(Stored data entries)
--

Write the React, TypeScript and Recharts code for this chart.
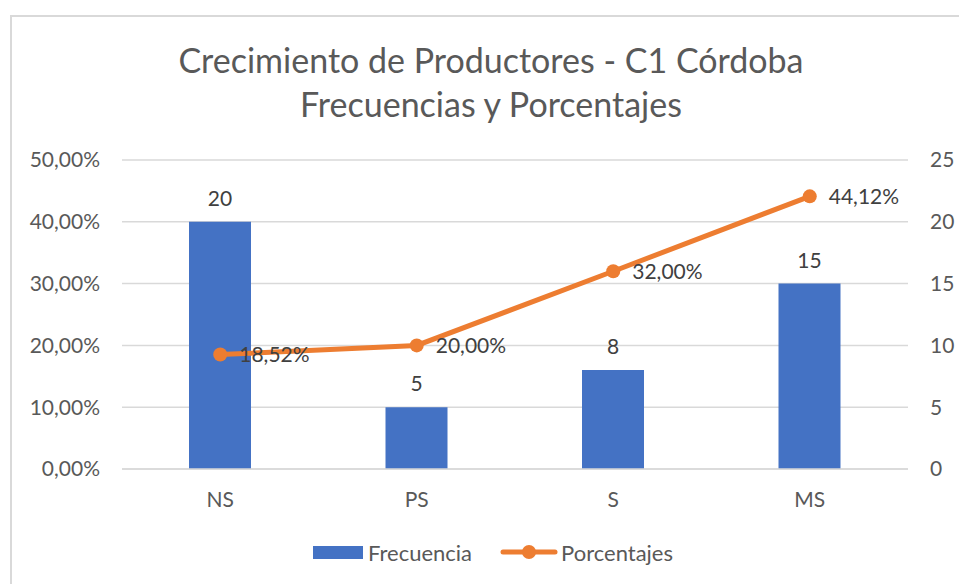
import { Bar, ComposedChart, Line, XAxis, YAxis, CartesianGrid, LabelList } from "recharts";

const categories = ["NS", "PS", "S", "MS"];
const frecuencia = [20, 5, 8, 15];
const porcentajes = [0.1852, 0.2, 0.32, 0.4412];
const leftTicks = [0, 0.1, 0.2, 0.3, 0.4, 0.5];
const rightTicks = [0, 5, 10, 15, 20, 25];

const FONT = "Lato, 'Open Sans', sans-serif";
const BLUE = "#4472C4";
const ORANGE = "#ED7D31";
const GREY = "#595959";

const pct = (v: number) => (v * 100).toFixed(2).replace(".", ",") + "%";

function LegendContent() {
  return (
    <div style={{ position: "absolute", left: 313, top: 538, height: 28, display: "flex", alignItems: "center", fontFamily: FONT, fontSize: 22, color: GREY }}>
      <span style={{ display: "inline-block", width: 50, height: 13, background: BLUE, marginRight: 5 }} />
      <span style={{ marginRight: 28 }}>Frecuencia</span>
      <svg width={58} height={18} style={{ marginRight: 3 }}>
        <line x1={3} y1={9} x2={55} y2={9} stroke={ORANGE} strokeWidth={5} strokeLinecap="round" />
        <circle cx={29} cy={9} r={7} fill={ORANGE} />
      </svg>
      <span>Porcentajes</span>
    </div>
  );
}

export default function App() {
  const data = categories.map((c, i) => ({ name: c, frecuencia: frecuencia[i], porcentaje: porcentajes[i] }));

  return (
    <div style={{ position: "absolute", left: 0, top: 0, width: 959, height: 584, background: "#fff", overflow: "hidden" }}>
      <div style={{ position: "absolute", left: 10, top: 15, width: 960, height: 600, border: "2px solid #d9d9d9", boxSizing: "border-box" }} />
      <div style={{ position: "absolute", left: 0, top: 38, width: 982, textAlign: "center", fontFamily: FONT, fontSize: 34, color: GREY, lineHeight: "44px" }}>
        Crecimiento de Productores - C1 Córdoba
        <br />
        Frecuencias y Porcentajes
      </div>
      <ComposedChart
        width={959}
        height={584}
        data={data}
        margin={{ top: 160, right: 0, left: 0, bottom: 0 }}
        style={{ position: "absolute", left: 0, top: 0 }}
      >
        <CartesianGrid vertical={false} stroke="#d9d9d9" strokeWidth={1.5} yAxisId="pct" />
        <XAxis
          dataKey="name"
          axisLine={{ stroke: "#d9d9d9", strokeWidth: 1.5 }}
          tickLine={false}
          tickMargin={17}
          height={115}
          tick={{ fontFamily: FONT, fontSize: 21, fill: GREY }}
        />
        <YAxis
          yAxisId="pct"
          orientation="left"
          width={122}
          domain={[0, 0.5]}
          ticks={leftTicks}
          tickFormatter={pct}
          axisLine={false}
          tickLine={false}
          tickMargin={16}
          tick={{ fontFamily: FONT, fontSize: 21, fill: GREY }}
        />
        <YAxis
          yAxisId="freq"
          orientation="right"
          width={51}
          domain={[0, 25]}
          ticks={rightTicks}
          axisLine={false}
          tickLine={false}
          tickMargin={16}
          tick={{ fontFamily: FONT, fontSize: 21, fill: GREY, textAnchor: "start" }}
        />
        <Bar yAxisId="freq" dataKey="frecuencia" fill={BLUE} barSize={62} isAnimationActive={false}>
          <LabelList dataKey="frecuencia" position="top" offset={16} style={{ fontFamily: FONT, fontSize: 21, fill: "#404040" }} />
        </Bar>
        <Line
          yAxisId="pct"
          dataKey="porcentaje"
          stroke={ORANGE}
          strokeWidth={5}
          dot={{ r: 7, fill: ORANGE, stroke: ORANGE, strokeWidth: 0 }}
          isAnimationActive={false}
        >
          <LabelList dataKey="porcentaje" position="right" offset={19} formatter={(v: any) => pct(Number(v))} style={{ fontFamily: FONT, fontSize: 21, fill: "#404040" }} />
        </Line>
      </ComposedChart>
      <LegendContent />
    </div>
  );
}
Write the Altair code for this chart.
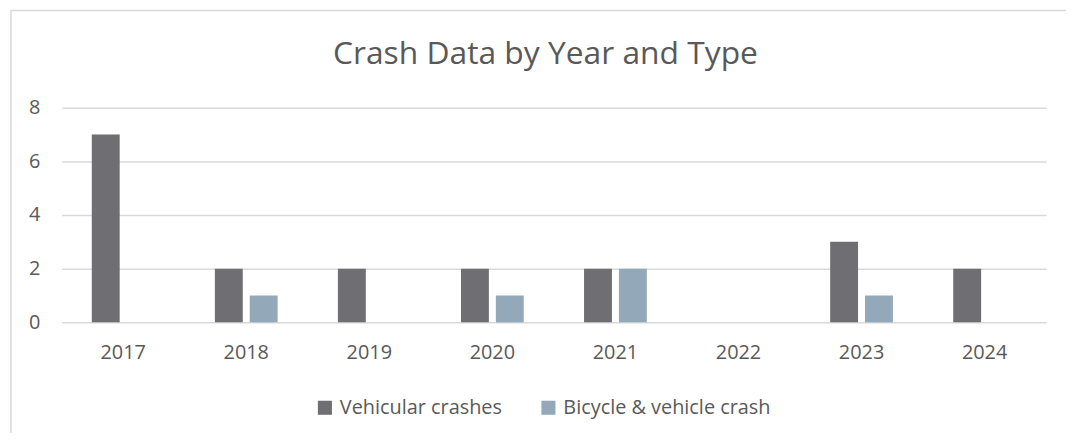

--

**Written instruction:** Without the pictures, copy the entries from their first line through the line containing "const pct = (v: number)", and only those lines.

**Final result:**
Write the React, TypeScript and Recharts code for this chart.
import { Bar, ComposedChart, Line, XAxis, YAxis, CartesianGrid, LabelList } from "recharts";

const categories = ["NS", "PS", "S", "MS"];
const frecuencia = [20, 5, 8, 15];
const porcentajes = [0.1852, 0.2, 0.32, 0.4412];
const leftTicks = [0, 0.1, 0.2, 0.3, 0.4, 0.5];
const rightTicks = [0, 5, 10, 15, 20, 25];

const FONT = "Lato, 'Open Sans', sans-serif";
const BLUE = "#4472C4";
const ORANGE = "#ED7D31";
const GREY = "#595959";

const pct = (v: number) => (v * 100).toFixed(2).replace(".", ",") + "%";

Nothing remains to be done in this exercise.